The electromagnetic potentials ##\Phi## and ##\vec{A}## are not uniquely defined by the physical situation and thus are not observable fields in Maxwell's theory. The electromagnetic field ##(\vec{E},\vec{B})## are observables.

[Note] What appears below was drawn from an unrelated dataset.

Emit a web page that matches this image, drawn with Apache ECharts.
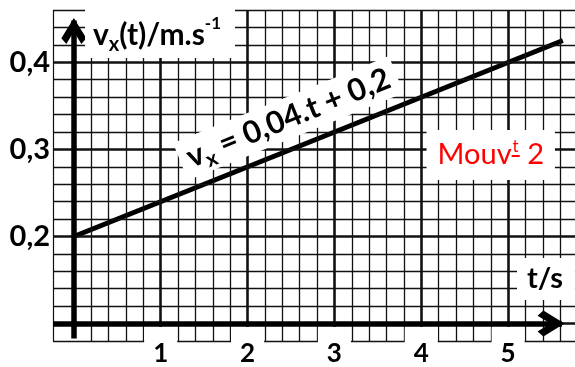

The potentials are introduced as "auxiliary" mathematical quantities to fulfill the homogeneous Maxwell equations identically, i.e., you set
$$\vec{B}=\vec{\nabla} \times \vec{A}, \quad \vec{E}=-\partial_t \vec{A}/c -\vec{\nabla} \Phi.$$
Then indeed the two homogeneous Maxwell equations,
$$\vec{\nabla} \cdot \vec{B}=0, \quad \vec{\nabla} \times \vec{E}+\partial_t \vec{B}/c=0$$
are identically fulfilled (check this!).
But for given ##\vec{E}## and ##\vec{B}## also
$$\Phi'=\Phi+\partial_t \chi/c, \quad \vec{A}'=\vec{A}-\vec{\nabla} \chi$$
lead to the same ##\vec{E}## and ##\vec{B}## as ##\Phi## and ##\vec{A}## for any arbitrary field ##\chi## (check this!). That's the famous gauge invariance of Maxwell's electromagnetism.